WITH schools closing up forthe summer holidays, hopefully there will be some decent dry weather to allow the kids to get out and play.
If you are looking for something for your children or grandchildren to do over the holidays then why not pop in to Brechin Library and join the Summer Reading Challenge?
This year’s theme is Circus Stars and children can join right up until Friday, July 22.
All children up to the age of eleven are welcome to take part.
The under fives have a special Bookbug Library challenge that is designed for younger members.
But, the aim of the challenge is the same for all children: read six books over the six weeks of the summer holidays and they will receive a certificate and a medal or small gift.
There are competitions and activities to take part in along the way and the library is also staging four different crafting sessions over the summer holidays, on the following dates:-
Friday, July 1 from 2 pm to 4 pm - launch activity ; Friday, July 15 from 2 pm to 4 pm - design your own clown face; Friday, July 22 from 2 pm to 4 pm - design your own animal face; Friday, July 29 from 2 pm to 4 pm Make your very own big top.
Also throughout the summer solve the clues and find out what happens when the circus comes to town and one of the acts goes missing!
Yes the Squeakin’ Advertiser is back, with bigger clues and fabulous weekly updates! Don’t miss it.
So, pop along to the library and find out more.
On the shelves you will also find many craft and activity books that might give you some ideas to entertain your children when they become bored.
Once again the library staff have been busy reading in their spare time and this is what they recommend this month:-
Mary Higgins Clark – I’ll Walk Alone: Child abduction is a parent’s worst nightmare. Well, Zan thought it was her worst nightmare but then she discovered that the supposed abductor is her doppelganger and no one believes that she didn’t do it. In the two years since her son was snatched from his pushchair whilst his babysitter lay sleeping in Central Park she has never given up hope that he will be found safe and well.
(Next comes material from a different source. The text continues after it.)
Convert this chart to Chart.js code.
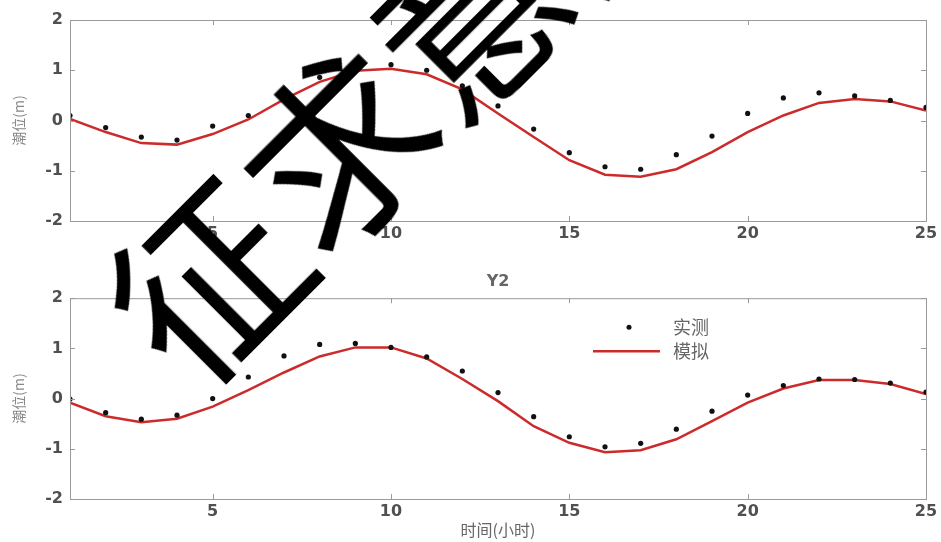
<!DOCTYPE html>
<html>
<head>
<meta charset="utf-8">
<script src="https://cdn.jsdelivr.net/npm/chart.js@4"></script>
<style>
  body { margin: 0; background: #fff; }
  #wrap { position: relative; width: 941px; height: 542px; overflow: hidden; }
  #c1 { position: absolute; left: 0; top: 0; }
  #c2 { position: absolute; left: 0; top: 270px; }
  #stamp {
    position: absolute; left: 398px; top: 77px;
    font-family: "Noto Sans CJK SC", sans-serif; font-size: 186px; line-height: 1;
    color: #000; white-space: nowrap; pointer-events: none;
    transform: translate(-50%, -50%) rotate(-45deg);
  }
</style>
</head>
<body>
<div id="wrap">
  <canvas id="c1" width="941" height="250"></canvas>
  <canvas id="c2" width="941" height="272"></canvas>
  <div id="stamp">征求意见</div>
</div>
<script>
// hourly data
const hours = [1,2,3,4,5,6,7,8,9,10,11,12,13,14,15,16,17,18,19,20,21,22,23,24,25];
const obsY1 = [0.10,-0.14,-0.33,-0.39,-0.11,0.10,0.45,0.86,1.02,1.11,1.00,0.69,0.29,-0.17,-0.64,-0.92,-0.97,-0.68,-0.31,0.14,0.45,0.55,0.49,0.40,0.26];
const simY1 = [0.03,-0.23,-0.45,-0.48,-0.27,0.02,0.42,0.77,0.99,1.03,0.92,0.62,0.14,-0.33,-0.79,-1.08,-1.12,-0.97,-0.63,-0.23,0.10,0.35,0.43,0.38,0.20];
const obsY2 = [-0.01,-0.28,-0.41,-0.33,0.00,0.43,0.85,1.08,1.10,1.02,0.83,0.55,0.12,-0.36,-0.76,-0.96,-0.89,-0.61,-0.25,0.07,0.26,0.39,0.38,0.31,0.13];
const simY2 = [-0.08,-0.35,-0.47,-0.40,-0.16,0.17,0.52,0.84,1.02,1.02,0.80,0.39,-0.05,-0.55,-0.88,-1.07,-1.03,-0.81,-0.45,-0.08,0.20,0.37,0.37,0.29,0.09];
const xTicks = [5, 10, 15, 20, 25];
const yTicks = [-2, -1, 0, 1, 2];
const seriesNames = ['实测', '模拟'];

const tickFont = { family: 'DejaVu Sans, sans-serif', size: 16, weight: 'bold' };
const cjkFont = 'Noto Sans CJK SC, sans-serif';

// MATLAB-like box with inward ticks on all four sides
const boxPlugin = {
    id: 'box',
    afterDraw(chart) {
        const { ctx, chartArea: a, scales } = chart;
        ctx.save();
        ctx.strokeStyle = '#9a9a9a';
        ctx.lineWidth = 1;
        ctx.strokeRect(a.left + 0.5, a.top + 0.5, a.right - a.left, a.bottom - a.top);
        ctx.beginPath();
        xTicks.forEach(v => {
            const px = Math.round(scales.x.getPixelForValue(v)) + 0.5;
            ctx.moveTo(px, a.bottom); ctx.lineTo(px, a.bottom - 5);
            ctx.moveTo(px, a.top); ctx.lineTo(px, a.top + 5);
        });
        yTicks.forEach(v => {
            const py = Math.round(scales.y.getPixelForValue(v)) + 0.5;
            ctx.moveTo(a.left, py); ctx.lineTo(a.left + 5, py);
            ctx.moveTo(a.right, py); ctx.lineTo(a.right - 5, py);
        });
        ctx.stroke();
        ctx.restore();
    }
};

// legend drawn inside the lower plot
const innerLegend = {
    id: 'innerLegend',
    afterDraw(chart, args, opts) {
        if (!opts.show) return;
        const { ctx, chartArea: a } = chart;
        const x0 = a.right - 333;
        ctx.save();
        ctx.fillStyle = '#111';
        ctx.beginPath();
        ctx.arc(x0 + 36, a.top + 29, 2.5, 0, Math.PI * 2);
        ctx.fill();
        ctx.strokeStyle = '#cc2b2b';
        ctx.lineWidth = 2.5;
        ctx.beginPath();
        ctx.moveTo(x0, a.top + 53); ctx.lineTo(x0 + 67, a.top + 53);
        ctx.stroke();
        ctx.fillStyle = '#666';
        ctx.font = '18px ' + cjkFont;
        ctx.textBaseline = 'middle';
        ctx.fillText(seriesNames[0], x0 + 80, a.top + 29);
        ctx.fillText(seriesNames[1], x0 + 80, a.top + 53);
        ctx.restore();
    }
};

function makeChart(id, obs, sim, opt) {
    const ctx = document.getElementById(id).getContext('2d');
    return new Chart(ctx, {
        type: 'line',
        data: {
            datasets: [{
                label: seriesNames[0],
                data: hours.map((h, i) => ({ x: h, y: obs[i] })),
                showLine: false,
                pointRadius: 2.6,
                pointBackgroundColor: '#111',
                pointBorderWidth: 0
            }, {
                label: seriesNames[1],
                data: hours.map((h, i) => ({ x: h, y: sim[i] })),
                borderColor: '#cc2b2b',
                borderWidth: 2.5,
                pointRadius: 0,
                tension: 0
            }]
        },
        options: {
            responsive: false,
            animation: false,
            layout: { padding: { left: 0, right: 15, top: opt.padTop, bottom: 0 } },
            plugins: {
                legend: { display: false },
                tooltip: { enabled: false },
                title: {
                    display: !!opt.title,
                    text: opt.title,
                    fullSize: false,
                    color: '#666',
                    font: { family: tickFont.family, size: 16, weight: 'bold' },
                    padding: { top: 2, bottom: 7 }
                },
                innerLegend: { show: opt.legend }
            },
            scales: {
                x: {
                    type: 'linear',
                    min: 1,
                    max: 25,
                    grid: { display: false, drawTicks: false },
                    border: { display: false },
                    afterBuildTicks: s => { s.ticks = xTicks.map(v => ({ value: v })); },
                    afterFit: s => { s.height = opt.xHeight; },
                    ticks: { color: '#505050', font: tickFont, padding: 3, maxRotation: 0 },
                    title: {
                        display: !!opt.xTitle,
                        text: opt.xTitle,
                        color: '#666',
                        font: { family: cjkFont, size: 16 },
                        padding: { top: 0, bottom: 2 }
                    }
                },
                y: {
                    min: -2,
                    max: 2,
                    grid: { display: false, drawTicks: false },
                    border: { display: false },
                    afterBuildTicks: s => { s.ticks = yTicks.map(v => ({ value: v })); },
                    afterFit: s => { s.width = 70; },
                    ticks: { color: '#505050', font: tickFont, padding: 7 },
                    title: {
                        display: true,
                        text: '潮位(m)',
                        color: '#888',
                        font: { family: cjkFont, size: 14 },
                        padding: { top: 10, bottom: 0 }
                    }
                }
            }
        },
        plugins: [boxPlugin, innerLegend]
    });
}

makeChart('c1', obsY1, simY1, { title: '', padTop: 20, xHeight: 29, legend: false });
makeChart('c2', obsY2, simY2, { title: 'Y2', padTop: 0, xHeight: 43, xTitle: '时间(小时)', legend: true });
</script>
</body>
</html>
Her hopes of being reunited with her son are raised when photographs of the snatching come to light.
However, when the person in the photograph is her double she finds she has become the number one suspect, she has to fight to prove her innocence and when someone begins to steal more than just her identity she begins to doubt her own sanity. Time is running out for Zan and her son. Can the person who is out to frame her succeed?
Mark Mills – The Savage Garden:-
Set in post war Tuscany this mystery unravels in a style not unlike the Da Vinci Code, and, with a memorial garden built many years ago in homage to the villa owner’s wife and a floor of the villa that has remained shut off for numerous years, there seem to be secrets aplenty for young scholar Adam Strickland to discover.
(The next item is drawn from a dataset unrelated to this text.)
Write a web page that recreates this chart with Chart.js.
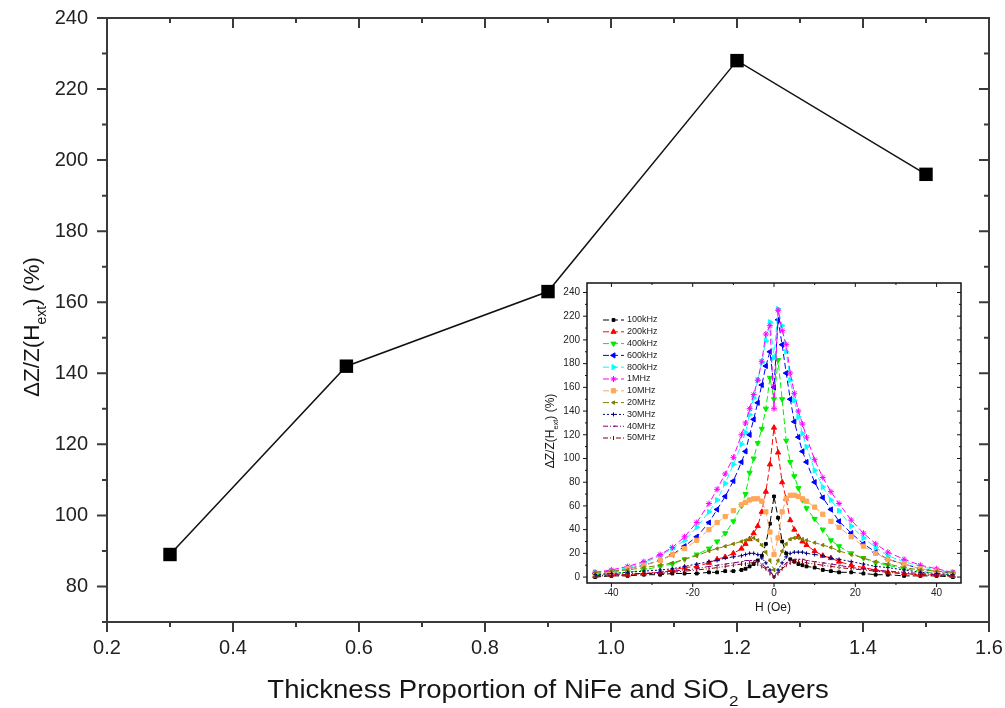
<!DOCTYPE html>
<html>
<head>
<meta charset="utf-8">
<script src="https://cdn.jsdelivr.net/npm/chart.js@4.4.1/dist/chart.umd.min.js"></script>
<style>
  html, body { margin: 0; padding: 0; background: #fff; }
  #wrap { position: relative; width: 1005px; height: 708px; overflow: hidden; }
  #main { position: absolute; left: 0; top: 0; }
  #inset { position: absolute; left: 540px; top: 276px; }
</style>
</head>
<body>
<div id="wrap">
  <canvas id="main" width="1005" height="708"></canvas>
  <canvas id="inset" width="428" height="340"></canvas>
</div>
<script>
const FONT = '"Liberation Sans", Arial, sans-serif';

// main panel: GMI ratio vs thickness proportion
const thickness = [0.3, 0.58, 0.9, 1.2, 1.5];
const gmiRatio = [89, 142, 163, 228, 196];
const mainXTicks = [0.2, 0.4, 0.6, 0.8, 1.0, 1.2, 1.4, 1.6];
const mainYTicks = [80, 100, 120, 140, 160, 180, 200, 220, 240];

// inset: GMI ratio vs field, one curve per frequency
const field = [-44, -40, -36, -32, -28, -25, -22, -19, -16, -14, -12, -10, -8, -7, -6, -5, -4, -3, -2, -1,
  0, 1, 2, 3, 4, 5, 6, 7, 8, 10, 12, 14, 16, 19, 22, 25, 28, 32, 36, 40, 44];
const freqLabels = ['100kHz', '200kHz', '400kHz', '600kHz', '800kHz', '1MHz', '10MHz', '20MHz', '30MHz', '40MHz', '50MHz'];
const f100k = [0, 1, 1, 2, 2, 3, 3, 3, 4, 4, 5, 5, 6, 7, 9, 11, 14, 18, 28, 45,
  68, 50, 30, 20, 15, 13, 11, 10, 9, 8, 6, 5, 4, 4, 3, 2, 2, 1, 1, 1, 0];
const f200k = [1, 2, 2, 3, 4, 6, 8, 9, 12, 15, 17, 20, 24, 28, 32, 37, 43, 55, 72, 95,
  126, 105, 80, 66, 48, 40, 34, 30, 27, 22, 18, 16, 13, 10, 8, 6, 4, 3, 2, 2, 1];
const f400k = [2, 3, 4, 6, 9, 11, 15, 19, 24, 30, 37, 47, 60, 70, 88, 100, 113, 125, 142, 168,
  150, 183, 150, 115, 97, 85, 75, 65, 58, 49, 40, 31, 26, 20, 16, 12, 10, 7, 5, 3, 2];
const f600k = [3, 4, 7, 10, 14, 19, 26, 34, 46, 57, 68, 81, 97, 106, 120, 133, 147, 162, 178, 190,
  160, 217, 196, 172, 150, 131, 118, 106, 97, 80, 67, 57, 47, 37, 28, 21, 15, 11, 7, 5, 3];
const f800k = [4, 5, 8, 12, 18, 24, 31, 42, 55, 65, 79, 95, 112, 122, 137, 151, 166, 181, 199, 215,
  185, 226, 212, 190, 166, 149, 135, 121, 110, 90, 76, 65, 56, 43, 33, 25, 18, 13, 9, 6, 4];
const f1M = [4, 6, 9, 13, 19, 25, 34, 46, 62, 74, 87, 101, 120, 130, 142, 154, 166, 182, 205, 212,
  142, 225, 208, 196, 172, 155, 140, 129, 118, 99, 84, 72, 62, 48, 37, 28, 21, 15, 10, 7, 4];
const f10M = [3, 4, 7, 10, 14, 19, 24, 31, 40, 46, 51, 56, 61, 63, 65, 66, 66, 64, 55, 38,
  19, 33, 55, 66, 69, 69, 68, 66, 64, 59, 53, 47, 42, 34, 26, 20, 15, 11, 7, 5, 3];
const f20M = [4, 5, 6, 8, 10, 12, 15, 18, 22, 24, 26, 28, 30, 31, 32, 33, 31, 27, 21, 14,
  6, 14, 22, 28, 32, 33, 33, 32, 31, 29, 27, 25, 22, 19, 16, 13, 11, 8, 6, 5, 4];
const f30M = [2, 3, 4, 5, 6, 7, 9, 11, 13, 14, 16, 17, 18, 19, 20, 20, 19, 16, 12, 6,
  0, 6, 12, 17, 20, 21, 21, 21, 20, 19, 18, 16, 15, 13, 11, 9, 8, 6, 4, 3, 2];
const f40M = [1, 2, 3, 3, 4, 5, 6, 7, 9, 10, 11, 12, 13, 14, 14, 14, 13, 11, 8, 4,
  1, 4, 8, 12, 14, 15, 15, 15, 14, 13, 12, 11, 10, 8, 7, 6, 5, 4, 3, 2, 1];
const f50M = [1, 1, 2, 3, 3, 4, 5, 6, 7, 8, 9, 10, 11, 11, 12, 12, 11, 9, 7, 3,
  0, 3, 7, 10, 12, 13, 13, 13, 12, 11, 10, 9, 8, 7, 6, 5, 4, 3, 2, 1, 1];
const insetXTicks = [-40, -20, 0, 20, 40];
const insetYTicks = [0, 20, 40, 60, 80, 100, 120, 140, 160, 180, 200, 220, 240];

const insetValues = [f100k, f200k, f400k, f600k, f800k, f1M, f10M, f20M, f30M, f40M, f50M];
const insetLook = [
  { color: '#000000', style: 'rect', rot: 0, r: 2, dash: [6, 3] },
  { color: '#ff0000', style: 'triangle', rot: 0, r: 3, dash: [6, 3] },
  { color: '#00ee00', style: 'triangle', rot: 180, r: 3, dash: [6, 3] },
  { color: '#0000ff', style: 'triangle', rot: 270, r: 3, dash: [6, 3] },
  { color: '#00ffff', style: 'triangle', rot: 90, r: 3, dash: [6, 3] },
  { color: '#ff00ff', style: 'star', rot: 0, r: 3, dash: [6, 3] },
  { color: '#ffa75a', style: 'rect', rot: 0, r: 3, dash: [6, 3] },
  { color: '#808000', style: 'triangle', rot: 270, r: 2, dash: [6, 3] },
  { color: '#000080', style: 'cross', rot: 0, r: 2, dash: [2, 2] },
  { color: '#800080', style: 'dash', rot: 0, r: 2, dash: [5, 2, 1, 2] },
  { color: '#800000', style: 'line', rot: 90, r: 2, dash: [5, 2, 1, 2, 1, 2] }
];

// text with a subscript part, centred on (x, y); sx stretches it along its run
function richText(ctx, parts, x, y, size, angle, sx = 1) {
  const sub = size * 0.62;
  ctx.save();
  ctx.translate(x, y);
  ctx.rotate(angle);
  ctx.scale(sx, 1);
  ctx.fillStyle = '#151515';
  ctx.textBaseline = 'alphabetic';
  ctx.textAlign = 'left';
  let total = 0;
  parts.forEach(p => { ctx.font = `${p.sub ? sub : size}px ${FONT}`; total += ctx.measureText(p.t).width; });
  let cx = -total / 2;
  parts.forEach(p => {
    ctx.font = `${p.sub ? sub : size}px ${FONT}`;
    ctx.fillText(p.t, cx, size * 0.36 + (p.sub ? size * 0.3 : 0));
    cx += ctx.measureText(p.t).width;
  });
  ctx.restore();
}

// box frame with outward ticks bottom/left and inward mirror ticks top/right
function axisFrame(cfg) {
  return {
    id: 'axisFrame',
    afterDraw(chart) {
      const { ctx, chartArea: a, scales } = chart;
      const marks = (scale, majors) => {
        const step = (majors[1] - majors[0]) / 2;
        const first = Math.ceil(scale.min / step - 1e-6);
        const out = [];
        for (let i = first; i * step <= scale.max + 1e-6; i++) {
          const v = i * step;
          const major = majors.some(m => Math.abs(m - v) < step / 10);
          out.push([scale.getPixelForValue(v), major ? cfg.major : cfg.minor]);
        }
        return out;
      };
      ctx.save();
      ctx.strokeStyle = cfg.color;
      ctx.lineWidth = cfg.tickWidth;
      ctx.beginPath();
      marks(scales.x, cfg.xTicks).forEach(([px, len]) => {
        ctx.moveTo(px, a.bottom); ctx.lineTo(px, a.bottom + len);
        ctx.moveTo(px, a.top); ctx.lineTo(px, a.top + len);
      });
      marks(scales.y, cfg.yTicks).forEach(([py, len]) => {
        ctx.moveTo(a.left, py); ctx.lineTo(a.left - len, py);
        ctx.moveTo(a.right, py); ctx.lineTo(a.right - len, py);
      });
      ctx.stroke();
      ctx.lineWidth = cfg.frame;
      ctx.strokeRect(a.left, a.top, a.right - a.left, a.bottom - a.top);
      ctx.restore();
      if (cfg.titles) cfg.titles(ctx, a);
    }
  };
}

// fixed axis band, no extra room reserved for edge labels
const fixX = h => s => { s.height = h; s.paddingLeft = 0; s.paddingRight = 0; };
const fixY = w => s => { s.width = w; s.paddingTop = 0; s.paddingBottom = 0; };

const mainTitles = (ctx) => {
  richText(ctx, [{ t: 'Thickness Proportion of NiFe and SiO' }, { t: '2', sub: true }, { t: ' Layers' }], 548, 689, 25, 0, 1.1);
  richText(ctx, [{ t: '\u0394Z/Z(H' }, { t: 'ext', sub: true }, { t: ') (%)' }], 31, 327, 22.5, -Math.PI / 2);
};

new Chart(document.getElementById('main'), {
  type: 'scatter',
  data: {
    datasets: [{
      data: thickness.map((t, i) => ({ x: t, y: gmiRatio[i] })),
      showLine: true,
      borderColor: '#111',
      borderWidth: 1.5,
      pointStyle: 'rect',
      pointRadius: 9.5,
      pointBackgroundColor: '#000',
      pointBorderColor: '#000',
      pointBorderWidth: 0
    }]
  },
  options: {
    responsive: false,
    animation: false,
    devicePixelRatio: 1,
    layout: { padding: { top: 18, right: 16, left: 0, bottom: 0 } },
    plugins: { legend: { display: false }, tooltip: { enabled: false } },
    scales: {
      x: {
        type: 'linear', min: 0.2, max: 1.6,
        afterBuildTicks: s => { s.ticks = mainXTicks.map(v => ({ value: v })); },
        afterFit: fixX(86),
        grid: { display: false, drawTicks: false }, border: { display: false },
        ticks: { padding: 14, color: '#222', font: { family: FONT, size: 20 }, maxRotation: 0, autoSkip: false, callback: v => v.toFixed(1) }
      },
      y: {
        type: 'linear', min: 70, max: 240,
        afterBuildTicks: s => { s.ticks = mainYTicks.map(v => ({ value: v })); },
        afterFit: fixY(107),
        grid: { display: false, drawTicks: false }, border: { display: false },
        ticks: { padding: 19, color: '#222', font: { family: FONT, size: 20 }, autoSkip: false }
      }
    }
  },
  plugins: [axisFrame({ color: '#3a3a3a', frame: 2, tickWidth: 2, major: 10, minor: 5, xTicks: mainXTicks, yTicks: mainYTicks, titles: mainTitles })]
});

const insetTitles = (ctx) => {
  richText(ctx, [{ t: 'H (Oe)' }], 233, 331, 12, 0);
  richText(ctx, [{ t: '\u0394Z/Z(H' }, { t: 'ext', sub: true }, { t: ') (%)' }], 10, 155, 12, -Math.PI / 2);
};

const insetLegend = {
  id: 'insetLegend',
  afterDatasetsDraw(chart) {
    const ctx = chart.ctx;
    chart.data.datasets.forEach((ds, i) => {
      const y = 44 + i * 11.8;
      ctx.save();
      ctx.lineWidth = 1;
      ctx.strokeStyle = ds.borderColor;
      ctx.setLineDash(ds.borderDash);
      ctx.beginPath(); ctx.moveTo(63, y); ctx.lineTo(84, y); ctx.stroke();
      ctx.setLineDash([]);
      ctx.fillStyle = ds.pointBackgroundColor;
      Chart.helpers.drawPoint(ctx, { pointStyle: ds.pointStyle, rotation: ds.pointRotation, radius: ds.pointRadius, borderWidth: 1 }, 73.5, y);
      ctx.fillStyle = '#222';
      ctx.font = `9px ${FONT}`;
      ctx.textBaseline = 'middle';
      ctx.fillText(ds.label, 87, y);
      ctx.restore();
    });
  }
};

new Chart(document.getElementById('inset'), {
  type: 'scatter',
  data: {
    datasets: insetValues.map((vals, i) => ({
      label: freqLabels[i],
      data: field.map((h, j) => ({ x: h, y: vals[j] })),
      showLine: true,
      order: insetValues.length - i,
      borderColor: insetLook[i].color,
      borderWidth: 1,
      borderDash: insetLook[i].dash,
      pointStyle: insetLook[i].style,
      pointRotation: insetLook[i].rot,
      pointRadius: insetLook[i].r,
      pointBackgroundColor: insetLook[i].color,
      pointBorderColor: insetLook[i].color,
      pointBorderWidth: 1
    }))
  },
  options: {
    responsive: false,
    animation: false,
    devicePixelRatio: 1,
    layout: { padding: { top: 7, right: 7, left: 0, bottom: 0 } },
    plugins: { legend: { display: false }, tooltip: { enabled: false } },
    scales: {
      x: {
        type: 'linear', min: -46, max: 46,
        afterBuildTicks: s => { s.ticks = insetXTicks.map(v => ({ value: v })); },
        afterFit: fixX(33),
        grid: { display: false, drawTicks: false }, border: { display: false },
        ticks: { padding: 4, color: '#222', font: { family: FONT, size: 10 }, maxRotation: 0, autoSkip: false }
      },
      y: {
        type: 'linear', min: -5, max: 248,
        afterBuildTicks: s => { s.ticks = insetYTicks.map(v => ({ value: v })); },
        afterFit: fixY(47),
        grid: { display: false, drawTicks: false }, border: { display: false },
        ticks: { padding: 7, color: '#222', font: { family: FONT, size: 10 }, autoSkip: false }
      }
    }
  },
  plugins: [insetLegend, axisFrame({ color: '#111', frame: 1.5, tickWidth: 1, major: 4, minor: 2, xTicks: insetXTicks, yTicks: insetYTicks, titles: insetTitles })]
});
</script>
</body>
</html>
The family has skeletons galore in their cupboards and Adam uncovers what the memorial garden is really saying and that it has been meant to leave clues to reveal the truth about the past. This book was entertaining and packed full of historical and mythical legends with a satisfying twist at the end.
Seagulls in the Attic – Tessa Hainsworth: This is the second instalment from Tessa Hainsworth, a former high flier with The Body Shop, who has decided to relocate from her fast-paced life in London to the delights of Cornwall.
Her first book, Up With the Larks, documented her family’s move to Cornwall and their attempts to find jobs to help support them in their new lifestyle.
Tessa finds herself employed as a postie, hence the title, Up With the larks, her new job helps her integrate with the locals and she has many tales to tell about her adventures with the post.
This second book finds her still employed as a postie and enjoying her time in the West Country where she finds that there is still a lot she has to learn before she is no longer classed as an incomer. A fun light hearted read.
Some new non-fiction in Brechin that you might like to try includes Mae Stewart – O is fir ‘Ingin – a memoir of the author’s life in Dundee in the forties and fifties; Celia Imrie – The Happy Hoofer - an entertaining look back on her life; William and Catherine, Their lives, Their wedding – Andrew Morton – relive the Royal Event of the year with the man who wrote the most famous biography of William’s mother Diana, Princess of Wales; The Hairy Bikers’ Know Best – King and Myers – another helping from the two bearded chefs.